Repeat the lines below exactly as they appear, but leave out the images.

- _Recorded data_

----------------------------------------

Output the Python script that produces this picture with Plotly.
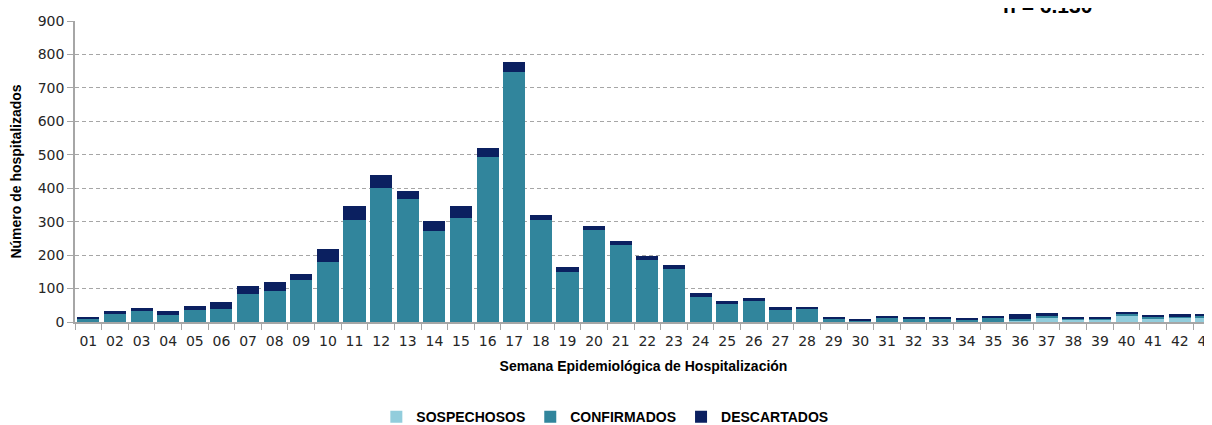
import plotly.graph_objects as go

# semanas epidemiológicas (la 43 queda cortada en el borde derecho)
semanas = [f"{i:02d}" for i in range(1, 44)]

sospechosos = [0] * 35 + [4, 11, 6, 7, 18, 11, 13, 13]
confirmados = [9, 25, 32, 21, 35, 39, 85, 93, 127, 180,
               306, 400, 367, 272, 310, 492, 748, 306, 150, 275,
               229, 184, 157, 74, 55, 63, 37, 41, 10, 3,
               12, 11, 11, 7, 12, 5, 8, 3, 2, 6,
               4, 3, 4]
descartados = [4, 7, 11, 11, 13, 20, 23, 27, 18, 38,
               41, 39, 26, 29, 37, 27, 29, 15, 15, 11,
               12, 12, 12, 12, 8, 8, 7, 3, 4, 3,
               6, 4, 4, 4, 6, 14, 7, 6, 6, 6,
               4, 7, 6]

y_ticks = list(range(0, 1000, 100))

narrow = "Liberation Sans Narrow, Arial Narrow, Liberation Sans, sans-serif"
verdana = "DejaVu Sans, Verdana, sans-serif"

fig = go.Figure()
fig.add_trace(go.Bar(x=semanas, y=sospechosos, name="<b>SOSPECHOSOS</b>", marker_color="#92CDDC"))
fig.add_trace(go.Bar(x=semanas, y=confirmados, name="<b>CONFIRMADOS</b>", marker_color="#31859C"))
fig.add_trace(go.Bar(x=semanas, y=descartados, name="<b>DESCARTADOS</b>", marker_color="#0B2060"))

fig.update_traces(marker_line_width=0)

# la página html trae 8px de margen en el body, se compensa aquí
fig.update_layout(
    barmode="stack",
    bargap=0.17,
    width=1212, height=425,
    margin=dict(l=67, r=8, t=13, b=111, autoexpand=False),
    paper_bgcolor="white", plot_bgcolor="white",
    legend=dict(orientation="h", x=0.466, xanchor="center", y=-0.316, yanchor="middle",
                font=dict(family=narrow, size=14, color="black"),
                itemwidth=30, traceorder="normal"),
    # el título "n = 6.130" aparece cortado arriba, como en el original
    annotations=[dict(text="<b>n = 6.130</b>", xref="paper", yref="paper",
                      x=0.855, y=1.007, xanchor="center", yanchor="bottom",
                      showarrow=False, font=dict(family=narrow, size=21, color="black"))],
)

fig.update_xaxes(
    type="category",
    range=[-0.5, 42.21],
    automargin=False,
    tickangle=0,
    showline=True, linecolor="#A6A6A6", linewidth=1.5,
    ticks="outside", tickson="boundaries", ticklen=6, tickcolor="#A6A6A6",
    ticklabelstandoff=5,
    tickfont=dict(family=verdana, size=14, color="#262626"),
    title=dict(text="<b>Semana Epidemiológica de Hospitalización</b>",
               font=dict(family=narrow, size=14, color="black"), standoff=14),
)

fig.update_yaxes(
    range=[0, 900],
    automargin=False,
    tickvals=y_ticks,
    showline=True, linecolor="#A6A6A6", linewidth=1.5,
    ticks="outside", ticklen=6, tickcolor="#A6A6A6",
    showgrid=True, gridcolor="#A6A6A6", griddash="4px,3px", gridwidth=1,
    zeroline=False,
    tickfont=dict(family=verdana, size=14, color="#262626"),
    title=dict(text="<b>Número de hospitalizados</b>",
               font=dict(family=narrow, size=14, color="black"), standoff=13),
)

fig.write_html("out.html")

----------------------------------------

- _Full output_
Output the Python script that produces this picture with Plotly.
import plotly.graph_objects as go

# semanas epidemiológicas (la 43 queda cortada en el borde derecho)
semanas = [f"{i:02d}" for i in range(1, 44)]

sospechosos = [0] * 35 + [4, 11, 6, 7, 18, 11, 13, 13]
confirmados = [9, 25, 32, 21, 35, 39, 85, 93, 127, 180,
               306, 400, 367, 272, 310, 492, 748, 306, 150, 275,
               229, 184, 157, 74, 55, 63, 37, 41, 10, 3,
               12, 11, 11, 7, 12, 5, 8, 3, 2, 6,
               4, 3, 4]
descartados = [4, 7, 11, 11, 13, 20, 23, 27, 18, 38,
               41, 39, 26, 29, 37, 27, 29, 15, 15, 11,
               12, 12, 12, 12, 8, 8, 7, 3, 4, 3,
               6, 4, 4, 4, 6, 14, 7, 6, 6, 6,
               4, 7, 6]

y_ticks = list(range(0, 1000, 100))

narrow = "Liberation Sans Narrow, Arial Narrow, Liberation Sans, sans-serif"
verdana = "DejaVu Sans, Verdana, sans-serif"

fig = go.Figure()
fig.add_trace(go.Bar(x=semanas, y=sospechosos, name="<b>SOSPECHOSOS</b>", marker_color="#92CDDC"))
fig.add_trace(go.Bar(x=semanas, y=confirmados, name="<b>CONFIRMADOS</b>", marker_color="#31859C"))
fig.add_trace(go.Bar(x=semanas, y=descartados, name="<b>DESCARTADOS</b>", marker_color="#0B2060"))

fig.update_traces(marker_line_width=0)

# la página html trae 8px de margen en el body, se compensa aquí
fig.update_layout(
    barmode="stack",
    bargap=0.17,
    width=1212, height=425,
    margin=dict(l=67, r=8, t=13, b=111, autoexpand=False),
    paper_bgcolor="white", plot_bgcolor="white",
    legend=dict(orientation="h", x=0.466, xanchor="center", y=-0.316, yanchor="middle",
                font=dict(family=narrow, size=14, color="black"),
                itemwidth=30, traceorder="normal"),
    # el título "n = 6.130" aparece cortado arriba, como en el original
    annotations=[dict(text="<b>n = 6.130</b>", xref="paper", yref="paper",
                      x=0.855, y=1.007, xanchor="center", yanchor="bottom",
                      showarrow=False, font=dict(family=narrow, size=21, color="black"))],
)

fig.update_xaxes(
    type="category",
    range=[-0.5, 42.21],
    automargin=False,
    tickangle=0,
    showline=True, linecolor="#A6A6A6", linewidth=1.5,
    ticks="outside", tickson="boundaries", ticklen=6, tickcolor="#A6A6A6",
    ticklabelstandoff=5,
    tickfont=dict(family=verdana, size=14, color="#262626"),
    title=dict(text="<b>Semana Epidemiológica de Hospitalización</b>",
               font=dict(family=narrow, size=14, color="black"), standoff=14),
)

fig.update_yaxes(
    range=[0, 900],
    automargin=False,
    tickvals=y_ticks,
    showline=True, linecolor="#A6A6A6", linewidth=1.5,
    ticks="outside", ticklen=6, tickcolor="#A6A6A6",
    showgrid=True, gridcolor="#A6A6A6", griddash="4px,3px", gridwidth=1,
    zeroline=False,
    tickfont=dict(family=verdana, size=14, color="#262626"),
    title=dict(text="<b>Número de hospitalizados</b>",
               font=dict(family=narrow, size=14, color="black"), standoff=13),
)

fig.write_html("out.html")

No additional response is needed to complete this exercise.